Exercise details:
Pick out and copy every line below that has the word "document".

Information supplied:
::::::::

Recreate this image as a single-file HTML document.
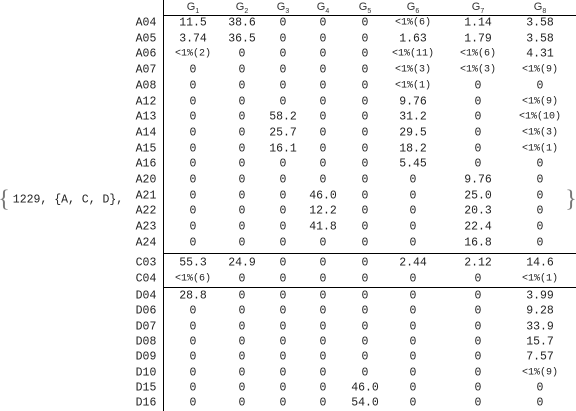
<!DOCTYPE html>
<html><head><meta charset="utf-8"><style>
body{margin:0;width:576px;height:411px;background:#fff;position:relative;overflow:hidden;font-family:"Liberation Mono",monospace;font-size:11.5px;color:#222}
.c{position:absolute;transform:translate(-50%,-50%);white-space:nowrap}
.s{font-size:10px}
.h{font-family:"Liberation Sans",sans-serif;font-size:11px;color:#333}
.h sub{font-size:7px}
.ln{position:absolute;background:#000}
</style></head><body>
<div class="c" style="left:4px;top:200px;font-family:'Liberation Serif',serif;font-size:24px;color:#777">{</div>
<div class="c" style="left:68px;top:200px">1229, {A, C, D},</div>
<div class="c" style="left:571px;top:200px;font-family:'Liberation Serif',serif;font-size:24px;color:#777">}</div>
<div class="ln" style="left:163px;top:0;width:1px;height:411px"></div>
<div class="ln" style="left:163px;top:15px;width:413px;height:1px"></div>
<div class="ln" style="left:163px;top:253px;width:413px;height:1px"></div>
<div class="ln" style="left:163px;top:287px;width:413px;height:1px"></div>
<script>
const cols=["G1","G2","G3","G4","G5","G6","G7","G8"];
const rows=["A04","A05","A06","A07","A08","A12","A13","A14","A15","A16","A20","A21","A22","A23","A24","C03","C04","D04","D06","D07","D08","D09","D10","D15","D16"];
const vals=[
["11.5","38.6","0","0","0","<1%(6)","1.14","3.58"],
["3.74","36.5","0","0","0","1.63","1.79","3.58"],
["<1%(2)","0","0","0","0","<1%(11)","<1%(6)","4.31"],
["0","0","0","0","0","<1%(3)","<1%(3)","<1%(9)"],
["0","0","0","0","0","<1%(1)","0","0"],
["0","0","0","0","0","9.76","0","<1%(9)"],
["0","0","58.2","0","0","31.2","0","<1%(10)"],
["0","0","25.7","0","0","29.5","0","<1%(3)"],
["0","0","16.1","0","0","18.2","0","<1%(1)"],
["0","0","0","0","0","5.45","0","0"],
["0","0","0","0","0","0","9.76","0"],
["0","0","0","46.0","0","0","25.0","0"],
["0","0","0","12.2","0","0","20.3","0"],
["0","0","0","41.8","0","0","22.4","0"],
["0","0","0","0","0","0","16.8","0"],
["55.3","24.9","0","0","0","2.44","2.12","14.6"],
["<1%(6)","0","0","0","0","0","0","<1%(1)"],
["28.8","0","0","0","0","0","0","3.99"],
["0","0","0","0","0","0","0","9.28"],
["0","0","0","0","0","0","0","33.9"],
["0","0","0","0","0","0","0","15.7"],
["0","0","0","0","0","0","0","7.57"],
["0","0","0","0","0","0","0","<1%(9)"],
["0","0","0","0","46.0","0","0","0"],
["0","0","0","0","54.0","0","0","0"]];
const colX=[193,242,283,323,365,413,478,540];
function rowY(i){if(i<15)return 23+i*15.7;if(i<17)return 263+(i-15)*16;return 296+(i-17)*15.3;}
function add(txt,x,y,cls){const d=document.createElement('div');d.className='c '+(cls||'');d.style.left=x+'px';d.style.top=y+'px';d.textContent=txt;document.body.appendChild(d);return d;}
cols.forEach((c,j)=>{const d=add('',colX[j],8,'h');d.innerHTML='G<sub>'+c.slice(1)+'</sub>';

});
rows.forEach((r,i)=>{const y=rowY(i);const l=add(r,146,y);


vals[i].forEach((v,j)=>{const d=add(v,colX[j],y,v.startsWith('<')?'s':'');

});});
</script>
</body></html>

::::::::

Exercise solution:
Recreate this image as a single-file HTML document.
function add(txt,x,y,cls){const d=document.createElement('div');d.className='c '+(cls||'');d.style.left=x+'px';d.style.top=y+'px';d.textContent=txt;document.body.appendChild(d);return d;}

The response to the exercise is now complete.